Thomson Mathew starts: Deep hole drilling is a process to produce holes in metal at high depth-to diameter ratios on CNC Machines. For normal drilling processes, the length to diameter ratio will be less than five times the diameter and if the length to diameter ratio goes beyond five, the process is called deep hole drilling. This can be effective in diameters ranging from 1 to 200 mm (0.04 to 8.00 in) and will require special drills with through coolant holes to deliver high-pressure coolant to evacuate chips cleanly and achieve hole tolerances and surface finish. Some common deep hole drilling processes include gun drilling, BTA drilling (Boring and Trepanning Association), and conventional carbide twist drills. All these processes have their own merits in deep hole drilling based on hole diameter and tolerances.
BTA drilling is an effective method of drilling deep holes, as it is cleaner, reliable, and capable of achieving larger diameters at higher feed rates. BTA drilling is effective in holes from 20 to 200 mm [0.80 to 8.00 in], a larger size range than gun drilling and carbide twist drills.
Gun drilling was originally developed to drill out gun barrels and is used commonly for drilling smaller diameter deep holes. The depth-to-diameter ratio can be even greater than 300:1. The key feature of gun drilling is that the bits are self-centering; this is what allows for such deep accurate holes.
Carbide twist drills with through coolant holes are also commonly used in several deep hole drilling applications. The challenge is to manufacture and re-grind these drills with minimal runout and requires an additional axis on machines to support the flute grinding process. ANCA CNC Machines have this ability to support and manufacture the full range of long series drills with minimum runout with the P-axis Arobotech system. The system also caters for the back taper on long series drills by allowing the support pads to adjust automatically to the taper.
Common challenges in deep hole drilling
Through coolant or internal coolant - This improves chip evacuation while cooling the cutting edge. Coolant is flushed down to the bottom of the hole, which, in turn, is pushing the chips back up toward the top. ANCA software has the ability to design and verify the coolant holes right at the design stage to avoid coolant hole breakage into flutes and eliminating scrap.

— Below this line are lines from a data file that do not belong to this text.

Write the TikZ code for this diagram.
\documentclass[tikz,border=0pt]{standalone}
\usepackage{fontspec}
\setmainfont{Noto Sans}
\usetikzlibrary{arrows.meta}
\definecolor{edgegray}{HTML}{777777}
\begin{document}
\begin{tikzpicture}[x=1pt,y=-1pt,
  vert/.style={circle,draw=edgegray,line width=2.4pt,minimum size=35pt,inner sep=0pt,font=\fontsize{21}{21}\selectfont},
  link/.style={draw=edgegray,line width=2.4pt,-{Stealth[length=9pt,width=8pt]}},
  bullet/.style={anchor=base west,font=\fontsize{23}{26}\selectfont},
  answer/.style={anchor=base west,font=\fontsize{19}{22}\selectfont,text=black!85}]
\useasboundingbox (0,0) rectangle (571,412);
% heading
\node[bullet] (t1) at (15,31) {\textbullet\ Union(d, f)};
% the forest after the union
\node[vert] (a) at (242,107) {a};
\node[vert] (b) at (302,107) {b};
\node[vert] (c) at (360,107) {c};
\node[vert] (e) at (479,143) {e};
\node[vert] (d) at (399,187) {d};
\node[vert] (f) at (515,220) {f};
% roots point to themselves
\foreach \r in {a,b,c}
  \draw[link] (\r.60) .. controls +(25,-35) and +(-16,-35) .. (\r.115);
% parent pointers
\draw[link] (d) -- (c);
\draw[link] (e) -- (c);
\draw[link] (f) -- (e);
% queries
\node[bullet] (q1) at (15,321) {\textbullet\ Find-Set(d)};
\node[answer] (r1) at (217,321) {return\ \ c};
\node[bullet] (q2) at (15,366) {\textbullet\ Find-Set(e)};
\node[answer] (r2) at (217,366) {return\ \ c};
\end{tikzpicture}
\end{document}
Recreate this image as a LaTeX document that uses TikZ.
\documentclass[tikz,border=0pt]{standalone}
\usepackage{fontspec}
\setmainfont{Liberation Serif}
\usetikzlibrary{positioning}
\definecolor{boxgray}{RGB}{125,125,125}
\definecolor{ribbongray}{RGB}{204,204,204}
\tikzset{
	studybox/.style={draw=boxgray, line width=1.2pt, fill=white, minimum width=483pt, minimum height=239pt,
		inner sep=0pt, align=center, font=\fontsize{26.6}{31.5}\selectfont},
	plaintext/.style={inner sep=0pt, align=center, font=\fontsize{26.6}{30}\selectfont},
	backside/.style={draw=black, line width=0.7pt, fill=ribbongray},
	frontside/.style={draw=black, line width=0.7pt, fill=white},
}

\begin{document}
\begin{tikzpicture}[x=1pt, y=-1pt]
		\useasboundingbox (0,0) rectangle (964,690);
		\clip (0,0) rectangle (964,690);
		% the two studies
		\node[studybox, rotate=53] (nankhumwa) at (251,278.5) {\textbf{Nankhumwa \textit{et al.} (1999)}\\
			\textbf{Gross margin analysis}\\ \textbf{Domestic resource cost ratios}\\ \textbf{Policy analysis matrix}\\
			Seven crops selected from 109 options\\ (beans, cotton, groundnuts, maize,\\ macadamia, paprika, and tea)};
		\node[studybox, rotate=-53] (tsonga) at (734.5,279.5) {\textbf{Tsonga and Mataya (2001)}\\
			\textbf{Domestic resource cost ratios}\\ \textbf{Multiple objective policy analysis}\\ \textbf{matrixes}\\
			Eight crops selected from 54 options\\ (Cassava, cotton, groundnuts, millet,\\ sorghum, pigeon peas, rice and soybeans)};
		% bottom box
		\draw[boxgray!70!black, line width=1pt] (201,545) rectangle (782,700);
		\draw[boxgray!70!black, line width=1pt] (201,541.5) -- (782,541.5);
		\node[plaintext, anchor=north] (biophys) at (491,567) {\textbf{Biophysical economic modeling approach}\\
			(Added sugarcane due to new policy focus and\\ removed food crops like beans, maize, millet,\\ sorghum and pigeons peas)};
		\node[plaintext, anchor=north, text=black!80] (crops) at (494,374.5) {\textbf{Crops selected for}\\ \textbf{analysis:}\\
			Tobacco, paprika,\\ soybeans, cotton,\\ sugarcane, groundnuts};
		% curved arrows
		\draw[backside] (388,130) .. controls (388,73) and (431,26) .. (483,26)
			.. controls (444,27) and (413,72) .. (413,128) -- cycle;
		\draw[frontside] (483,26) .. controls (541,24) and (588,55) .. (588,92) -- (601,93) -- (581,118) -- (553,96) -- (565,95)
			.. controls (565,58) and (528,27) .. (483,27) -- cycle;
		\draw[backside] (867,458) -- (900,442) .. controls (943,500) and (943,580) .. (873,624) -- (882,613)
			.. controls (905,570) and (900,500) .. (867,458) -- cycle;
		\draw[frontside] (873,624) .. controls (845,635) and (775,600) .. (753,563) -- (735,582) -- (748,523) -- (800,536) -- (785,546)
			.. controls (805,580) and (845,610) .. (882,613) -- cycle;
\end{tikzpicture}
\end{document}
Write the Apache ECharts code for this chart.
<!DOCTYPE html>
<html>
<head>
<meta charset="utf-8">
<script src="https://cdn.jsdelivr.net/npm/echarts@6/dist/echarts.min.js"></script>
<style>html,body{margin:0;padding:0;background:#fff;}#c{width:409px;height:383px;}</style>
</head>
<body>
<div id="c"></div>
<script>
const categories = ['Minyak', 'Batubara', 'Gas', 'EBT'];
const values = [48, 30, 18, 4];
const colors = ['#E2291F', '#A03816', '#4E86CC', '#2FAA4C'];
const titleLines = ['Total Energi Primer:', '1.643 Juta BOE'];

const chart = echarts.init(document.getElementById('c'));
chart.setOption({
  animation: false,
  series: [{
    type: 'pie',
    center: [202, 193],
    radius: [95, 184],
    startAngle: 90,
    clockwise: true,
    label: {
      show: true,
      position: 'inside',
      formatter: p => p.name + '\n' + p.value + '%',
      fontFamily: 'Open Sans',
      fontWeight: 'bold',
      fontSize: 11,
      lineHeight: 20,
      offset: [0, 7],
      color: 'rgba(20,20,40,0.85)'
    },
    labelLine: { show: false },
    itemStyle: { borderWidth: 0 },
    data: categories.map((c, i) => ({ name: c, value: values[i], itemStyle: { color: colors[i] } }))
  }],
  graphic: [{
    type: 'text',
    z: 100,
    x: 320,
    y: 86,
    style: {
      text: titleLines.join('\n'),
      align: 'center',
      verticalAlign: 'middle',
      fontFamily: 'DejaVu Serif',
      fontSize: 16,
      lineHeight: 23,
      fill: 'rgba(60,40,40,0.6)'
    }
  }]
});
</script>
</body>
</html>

Hole Straightness - The “margin or radial land” is the portion of the drill that is actually contacting the hole. A single-margin drill (one margin per flute) is preferred in long chipping materials. Single margin drills provide additional clearance in the longer chipping materials whereas a double-margin drill (two margins per flute) provides excellent hole straightness compared with a single margin drill. Although not as common, double margin drills with a floating second margin are also available where a compromise can be made on hole straightness and chip evacuation. So, more margins add accuracy while maintaining a higher surface finish but restrict the amount of clearance for chip evacuation.
Tool runout control - One of the most significant challenges of deep hole drilling is maintaining control of runout, which increases with cutting tool length. A more accurate method of tool holding like the premier plus, combined with the P-axis Arobotech support can deliver the tools with minimal runout and deliver longer tool life.